** Start of Provided records **

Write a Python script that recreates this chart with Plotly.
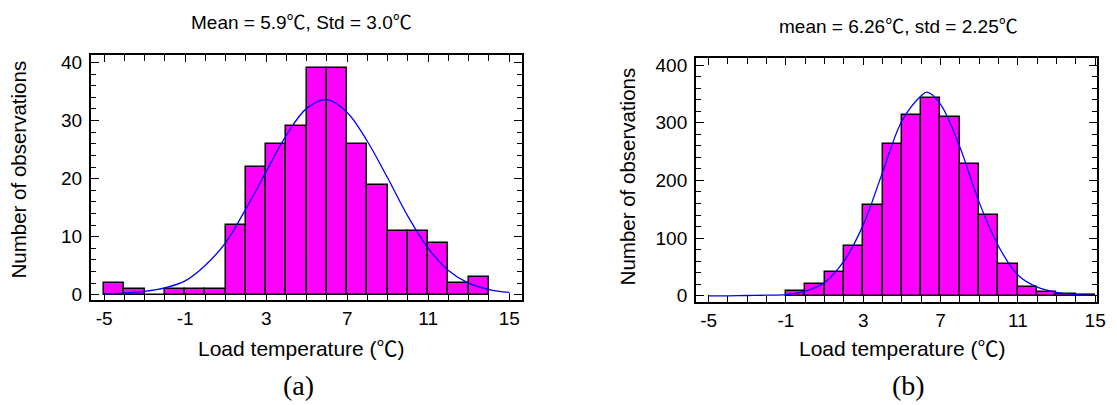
import plotly.graph_objects as go

# ---- data ----
bins_a = [-4.5, -3.5, -2.5, -1.5, -0.5, 0.5, 1.5, 2.5, 3.5, 4.5, 5.5, 6.5, 7.5, 8.5, 9.5, 10.5, 11.5, 12.5, 13.5]
counts_a = [2, 1, 0, 1, 1, 1, 12, 22, 26, 29, 39, 39, 26, 19, 11, 11, 9, 2, 3]
curve_x_a = [-5, -4, -3, -2, -1, 0, 1, 2, 3, 4, 5, 6, 7, 8, 9, 10, 11, 12, 13, 14, 15]
curve_y_a = [0.15, 0.3, 0.6, 1.2, 2.4, 5.1, 9.0, 14.8, 21.2, 27.5, 32.1, 33.6, 31.4, 26.4, 20.1, 13.5, 8.0, 4.2, 2.0, 0.9, 0.4]

bins_b = [-0.5, 0.5, 1.5, 2.5, 3.5, 4.5, 5.5, 6.5, 7.5, 8.5, 9.5, 10.5, 11.5, 12.5, 13.5, 14.5]
counts_b = [9, 20, 41, 86, 158, 263, 314, 344, 311, 228, 140, 56, 16, 6, 3, 2]
curve_x_b = [-5, -4, -3, -2, -1, 0, 1, 2, 3, 4, 5, 6, 6.3, 7, 8, 9, 10, 11, 12, 13, 14, 15]
curve_y_b = [0, 0, 0.5, 1, 2, 8, 23, 60, 123, 214, 303, 347, 353, 332, 258, 162, 86, 36, 15, 6, 2, 1]

title_a = "Mean = 5.9℃, Std = 3.0℃"
title_b = "mean = 6.26℃, std = 2.25℃"
xlabel = "Load temperature (℃)"
ylabel = "Number of observations"
xticks = [-5, -1, 3, 7, 11, 15]
xtick_text = ["-5", "-1", "3", "7", "11", "15"]

W, H = 1117, 405
FONT = "Liberation Sans, Arial, Noto Sans CJK SC, sans-serif"

fig = go.Figure()

bar_style = dict(marker=dict(color="#FF00FF", line=dict(color="#000000", width=1.5)),
                 width=1.0, showlegend=False, hoverinfo="skip")
fig.add_trace(go.Bar(x=bins_a, y=counts_a, xaxis="x", yaxis="y", **bar_style))
fig.add_trace(go.Scatter(x=curve_x_a, y=curve_y_a, xaxis="x", yaxis="y", mode="lines",
                         line=dict(color="#0000FF", width=1.3, shape="spline"), showlegend=False))
fig.add_trace(go.Bar(x=bins_b, y=counts_b, xaxis="x2", yaxis="y2", **bar_style))
fig.add_trace(go.Scatter(x=curve_x_b, y=curve_y_b, xaxis="x2", yaxis="y2", mode="lines",
                         line=dict(color="#0000FF", width=1.3, shape="spline"), showlegend=False))

def px_x(p):
    return p / W

def px_y(p):
    return 1 - p / H

common_x = dict(showgrid=False, zeroline=False, showline=True, linecolor="black", linewidth=2,
                mirror="ticks", ticks="inside", ticklen=7, tickwidth=1.3, tickcolor="black",
                tickvals=xticks, ticktext=xtick_text, tickfont=dict(family=FONT, size=19, color="black"),
                minor=dict(dtick=1, tick0=-5, ticks="inside", ticklen=6, tickwidth=1.3, tickcolor="black"))
common_y = dict(showgrid=False, zeroline=False, showline=True, linecolor="black", linewidth=2,
                mirror="ticks", ticks="inside", ticklen=8, tickwidth=1.3, tickcolor="black",
                tickfont=dict(family=FONT, size=19, color="black"), ticklabelstandoff=3)

fig.update_layout(
    width=W, height=H, margin=dict(l=0, r=0, t=0, b=0),
    paper_bgcolor="white", plot_bgcolor="white", bargap=0,
    xaxis=dict(domain=[px_x(91.7), px_x(526)], range=[-5.65, 15.62], anchor="y", **common_x),
    yaxis=dict(domain=[px_y(303), px_y(53)], range=[-0.9, 41.3], anchor="x", dtick=10,
               minor=dict(dtick=2, ticks="inside", ticklen=5, tickwidth=1.3, tickcolor="black"), **common_y),
    xaxis2=dict(domain=[px_x(701.7), px_x(1106)], range=[-5.65, 15.1], anchor="y2", **common_x),
    yaxis2=dict(domain=[px_y(305), px_y(56)], range=[-10.7, 412.5], anchor="x2", dtick=100,
                minor=dict(dtick=20, ticks="inside", ticklen=5, tickwidth=1.3, tickcolor="black"), **common_y),
)

def ann(text, x, y, size, family=FONT, angle=0):
    fig.add_annotation(text=text, x=px_x(x), y=px_y(y), xref="paper", yref="paper",
                       showarrow=False, xanchor="center", yanchor="middle", textangle=angle,
                       font=dict(family=family, size=size, color="black"))

ann(title_a, 304, 20, 19)
ann(title_b, 906, 24, 19)
ann(xlabel, 304, 352, 21)
ann(xlabel, 910, 352, 21)
ann(ylabel, 19, 170, 20.5, angle=-90)
ann(ylabel, 633, 177, 20.5, angle=-90)
ann("(a)", 301, 390, 28, family="Liberation Serif, Times New Roman, serif")
ann("(b)", 916, 390, 28, family="Liberation Serif, Times New Roman, serif")

fig.write_html("out.html")
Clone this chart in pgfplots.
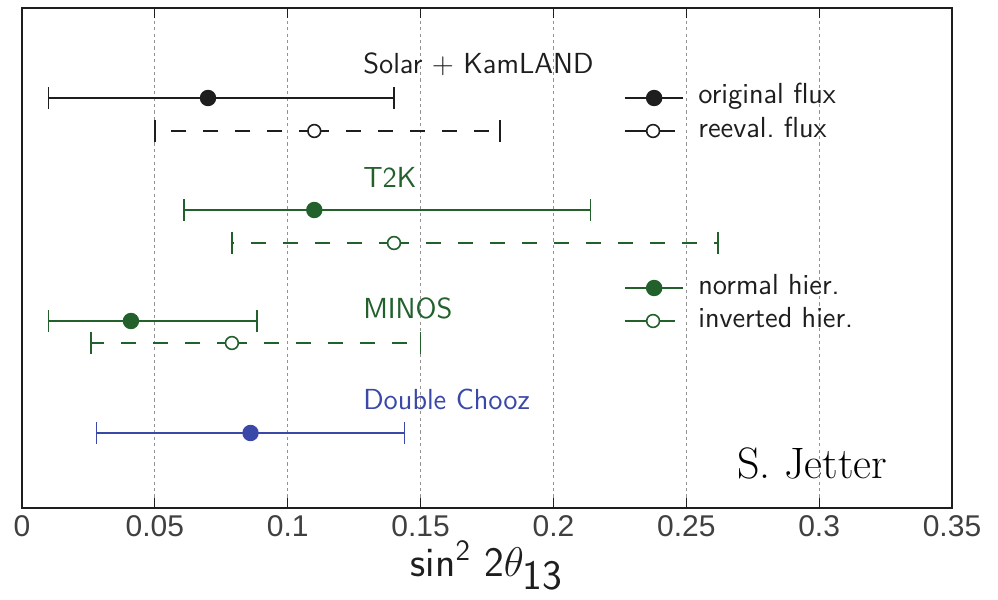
\documentclass[border=0pt]{standalone}
\usepackage{fontspec}
\usepackage{pgfplots}
\pgfplotsset{compat=1.18}
\newfontfamily\tickfont{Liberation Sans}
\definecolor{dkgreen}{RGB}{34,96,44}
\definecolor{dblue}{RGB}{58,72,168}
\definecolor{blk}{RGB}{30,30,30}
\begin{document}
\begin{tikzpicture}
\begin{axis}[
  width=465pt, height=250pt, scale only axis,
  xmin=0, xmax=0.35, ymin=8, ymax=508, y dir=reverse,
  xtick={0,0.05,0.1,0.15,0.2,0.25,0.3,0.35},
  ytick=\empty,
  xmajorgrids, grid style={dash pattern=on 1.6pt off 1.6pt, gray!85, line width=0.6pt},
  tick align=inside, major tick length=5pt, xtick pos=both,
  tick style={blk, line width=0.6pt},
  axis line style={line width=0.8pt, blk},
  xticklabel style={font=\tickfont\fontsize{15}{18}\selectfont, text=blk!85},
  /pgf/number format/assume math mode=true,
  /pgf/number format/fixed,
  xlabel={\sffamily sin\textsuperscript{2} 2$\theta_{\textsf{13}}$},
  xlabel style={at={(axis description cs:0.5,-0.136)}, anchor=base, font=\sffamily\fontsize{21}{24}\selectfont, text=blk},
  clip=false,
  every axis plot/.append style={line width=0.8pt},
  solidbar/.style={only marks, mark=*, mark size=3.7pt,
     error bars/.cd, x dir=both, x explicit, error mark=|,
     error bar style={line width=0.8pt, solid},
     error mark options={solid, line width=0.8pt, mark size=5.5pt}},
  dashbar/.style={only marks, mark=*, mark size=3.2pt, mark options={fill=white, line width=0.8pt},
     error bars/.cd, x dir=both, x explicit, error mark=|,
     error bar style={line width=0.8pt, dash pattern=on 7.5pt off 8.5pt},
     error mark options={solid, line width=0.8pt, mark size=5.5pt}},
]
% Solar + KamLAND
\addplot[blk, solidbar] coordinates {(0.070,98) += (0.070,0) -= (0.060,0)};
\addplot[blk, dashbar] coordinates {(0.110,131) += (0.070,0) -= (0.060,0)};
% T2K
\addplot[dkgreen, solidbar] coordinates {(0.110,210) += (0.104,0) -= (0.049,0)};
\addplot[dkgreen, dashbar] coordinates {(0.140,243) += (0.122,0) -= (0.061,0)};
% MINOS
\addplot[dkgreen, solidbar] coordinates {(0.041,321) += (0.0475,0) -= (0.031,0)};
\addplot[dkgreen, dashbar] coordinates {(0.079,343) += (0.071,0) -= (0.053,0)};
% Double Chooz
\addplot[dblue, solidbar] coordinates {(0.086,433) += (0.058,0) -= (0.058,0)};

% legend samples
\addplot[blk, mark=*, mark size=3.7pt, mark indices={2}] coordinates {(0.2269,98) (0.2379,98) (0.2488,98)};
\addplot[blk, mark=*, mark size=3.2pt, mark options={fill=white}, mark indices={2}] coordinates {(0.2269,131) (0.2375,131) (0.2457,131)};
\addplot[dkgreen, mark=*, mark size=3.7pt, mark indices={2}] coordinates {(0.2269,288) (0.2379,288) (0.2488,288)};
\addplot[dkgreen, mark=*, mark size=3.2pt, mark options={fill=white}, mark indices={2}] coordinates {(0.2269,321) (0.2375,321) (0.2457,321)};

\begin{scope}[every node/.style={font=\sffamily\fontsize{14.5}{17}\selectfont, inner sep=0pt}]
\node[anchor=base west, text=blk] at (axis cs:0.1283,73) {Solar + KamLAND};
\node[anchor=base west, text=dkgreen] at (axis cs:0.1283,187) {T2K};
\node[anchor=base west, text=dkgreen] at (axis cs:0.1283,318) {MINOS};
\node[anchor=base west, text=dblue] at (axis cs:0.1283,409) {Double Chooz};
\node[anchor=base west, text=blk] at (axis cs:0.2544,104) {original flux};
\node[anchor=base west, text=blk] at (axis cs:0.2544,137) {reeval.\ flux};
\node[anchor=base west, text=blk] at (axis cs:0.2544,294) {normal hier.};
\node[anchor=base west, text=blk] at (axis cs:0.2544,327) {inverted hier.};
\end{scope}
\node[anchor=base west, font=\rmfamily\fontsize{22}{26}\selectfont, inner sep=0pt] at (axis cs:0.2691,478) {S. Jetter};

\coordinate (BL) at (axis description cs:-0.02366,-0.184);
\coordinate (TR) at (axis description cs:1.04946,1.016);
\end{axis}
\pgfresetboundingbox
\useasboundingbox (BL) rectangle (TR);
\end{tikzpicture}
\end{document}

** End of Provided records **

Task directions -> Please extract exactly the lines of the data, from the first through the line containing "fig = go.Figure()", and add no pictures to the copy.

Correct output ->
Write a Python script that recreates this chart with Plotly.
import plotly.graph_objects as go

# ---- data ----
bins_a = [-4.5, -3.5, -2.5, -1.5, -0.5, 0.5, 1.5, 2.5, 3.5, 4.5, 5.5, 6.5, 7.5, 8.5, 9.5, 10.5, 11.5, 12.5, 13.5]
counts_a = [2, 1, 0, 1, 1, 1, 12, 22, 26, 29, 39, 39, 26, 19, 11, 11, 9, 2, 3]
curve_x_a = [-5, -4, -3, -2, -1, 0, 1, 2, 3, 4, 5, 6, 7, 8, 9, 10, 11, 12, 13, 14, 15]
curve_y_a = [0.15, 0.3, 0.6, 1.2, 2.4, 5.1, 9.0, 14.8, 21.2, 27.5, 32.1, 33.6, 31.4, 26.4, 20.1, 13.5, 8.0, 4.2, 2.0, 0.9, 0.4]

bins_b = [-0.5, 0.5, 1.5, 2.5, 3.5, 4.5, 5.5, 6.5, 7.5, 8.5, 9.5, 10.5, 11.5, 12.5, 13.5, 14.5]
counts_b = [9, 20, 41, 86, 158, 263, 314, 344, 311, 228, 140, 56, 16, 6, 3, 2]
curve_x_b = [-5, -4, -3, -2, -1, 0, 1, 2, 3, 4, 5, 6, 6.3, 7, 8, 9, 10, 11, 12, 13, 14, 15]
curve_y_b = [0, 0, 0.5, 1, 2, 8, 23, 60, 123, 214, 303, 347, 353, 332, 258, 162, 86, 36, 15, 6, 2, 1]

title_a = "Mean = 5.9℃, Std = 3.0℃"
title_b = "mean = 6.26℃, std = 2.25℃"
xlabel = "Load temperature (℃)"
ylabel = "Number of observations"
xticks = [-5, -1, 3, 7, 11, 15]
xtick_text = ["-5", "-1", "3", "7", "11", "15"]

W, H = 1117, 405
FONT = "Liberation Sans, Arial, Noto Sans CJK SC, sans-serif"

fig = go.Figure()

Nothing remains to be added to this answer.